**Short problem**
Reproduce all lines of the listing below in which the word "this" occurs.

**Rows**
---+---
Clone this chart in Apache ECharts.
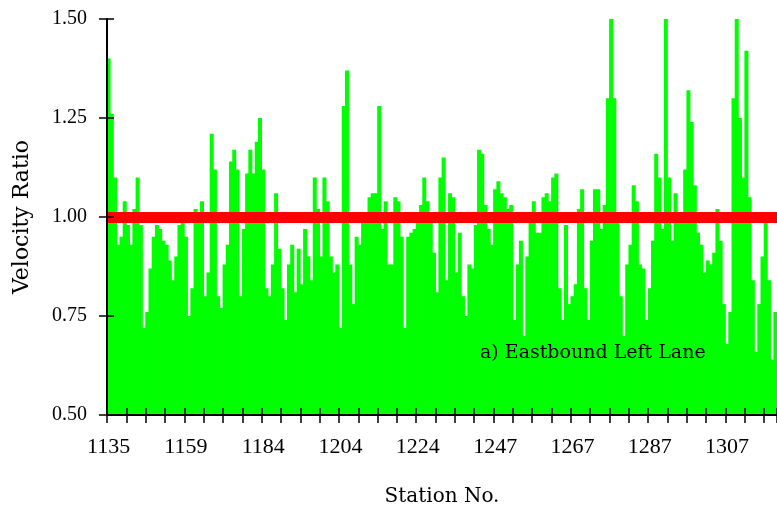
---+---
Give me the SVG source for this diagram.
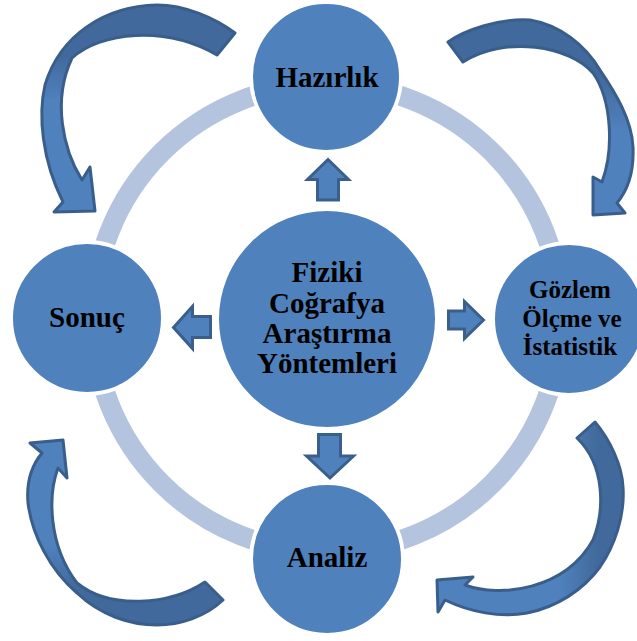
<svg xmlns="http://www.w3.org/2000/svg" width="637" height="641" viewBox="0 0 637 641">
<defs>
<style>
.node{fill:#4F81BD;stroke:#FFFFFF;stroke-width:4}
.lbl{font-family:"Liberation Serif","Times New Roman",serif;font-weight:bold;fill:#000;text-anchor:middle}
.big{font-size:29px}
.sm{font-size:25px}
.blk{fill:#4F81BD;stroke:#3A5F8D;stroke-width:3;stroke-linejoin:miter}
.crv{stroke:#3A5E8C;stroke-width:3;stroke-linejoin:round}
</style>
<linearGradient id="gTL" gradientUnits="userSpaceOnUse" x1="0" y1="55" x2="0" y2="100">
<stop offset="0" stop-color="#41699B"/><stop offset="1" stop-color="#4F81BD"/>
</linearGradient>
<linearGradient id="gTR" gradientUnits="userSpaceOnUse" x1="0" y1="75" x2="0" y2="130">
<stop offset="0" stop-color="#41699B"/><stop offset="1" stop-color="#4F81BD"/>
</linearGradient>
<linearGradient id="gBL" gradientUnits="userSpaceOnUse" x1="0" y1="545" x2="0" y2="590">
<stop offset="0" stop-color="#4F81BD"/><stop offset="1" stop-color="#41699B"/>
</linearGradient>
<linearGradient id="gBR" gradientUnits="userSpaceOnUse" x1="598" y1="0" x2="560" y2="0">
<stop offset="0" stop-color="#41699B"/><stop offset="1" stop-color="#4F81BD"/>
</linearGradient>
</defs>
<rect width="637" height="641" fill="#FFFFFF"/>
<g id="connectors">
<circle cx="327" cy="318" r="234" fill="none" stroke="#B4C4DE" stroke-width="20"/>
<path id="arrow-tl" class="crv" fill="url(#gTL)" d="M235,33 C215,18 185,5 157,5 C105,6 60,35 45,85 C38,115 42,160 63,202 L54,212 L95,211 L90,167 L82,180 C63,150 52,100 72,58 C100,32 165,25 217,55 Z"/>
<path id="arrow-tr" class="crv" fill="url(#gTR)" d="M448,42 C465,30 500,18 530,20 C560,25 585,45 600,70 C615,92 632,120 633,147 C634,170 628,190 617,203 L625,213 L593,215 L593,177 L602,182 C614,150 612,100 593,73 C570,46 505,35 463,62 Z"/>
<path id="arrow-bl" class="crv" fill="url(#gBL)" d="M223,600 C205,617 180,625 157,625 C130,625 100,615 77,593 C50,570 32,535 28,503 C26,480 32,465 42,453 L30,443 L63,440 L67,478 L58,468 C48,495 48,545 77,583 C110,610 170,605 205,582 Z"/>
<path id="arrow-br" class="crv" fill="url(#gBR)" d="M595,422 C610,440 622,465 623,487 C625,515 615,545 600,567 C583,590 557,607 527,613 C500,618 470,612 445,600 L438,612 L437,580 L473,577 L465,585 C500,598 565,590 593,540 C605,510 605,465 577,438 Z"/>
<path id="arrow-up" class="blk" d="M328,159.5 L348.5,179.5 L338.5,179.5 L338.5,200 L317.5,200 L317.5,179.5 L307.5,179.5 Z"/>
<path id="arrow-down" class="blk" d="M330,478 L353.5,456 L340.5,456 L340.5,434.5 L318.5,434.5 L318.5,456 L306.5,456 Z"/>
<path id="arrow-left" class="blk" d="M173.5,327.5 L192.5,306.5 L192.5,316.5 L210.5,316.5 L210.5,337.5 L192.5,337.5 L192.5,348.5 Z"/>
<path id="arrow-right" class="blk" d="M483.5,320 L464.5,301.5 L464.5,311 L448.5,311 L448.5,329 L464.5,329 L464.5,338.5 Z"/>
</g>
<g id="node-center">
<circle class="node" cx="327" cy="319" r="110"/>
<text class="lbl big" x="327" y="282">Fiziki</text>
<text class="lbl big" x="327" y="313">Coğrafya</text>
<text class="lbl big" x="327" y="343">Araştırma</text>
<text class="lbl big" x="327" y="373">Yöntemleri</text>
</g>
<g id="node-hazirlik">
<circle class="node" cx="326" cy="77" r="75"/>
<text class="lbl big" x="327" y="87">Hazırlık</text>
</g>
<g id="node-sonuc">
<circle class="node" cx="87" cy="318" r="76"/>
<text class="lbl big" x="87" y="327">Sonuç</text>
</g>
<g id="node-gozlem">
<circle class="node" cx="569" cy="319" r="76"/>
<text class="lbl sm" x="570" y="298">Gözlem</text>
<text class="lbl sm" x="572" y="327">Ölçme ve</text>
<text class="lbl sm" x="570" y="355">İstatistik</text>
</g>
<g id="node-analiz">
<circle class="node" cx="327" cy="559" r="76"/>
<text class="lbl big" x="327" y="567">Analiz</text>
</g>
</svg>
---+---
**Exercise answer**
Clone this chart in Apache ECharts.
Give me the SVG source for this diagram.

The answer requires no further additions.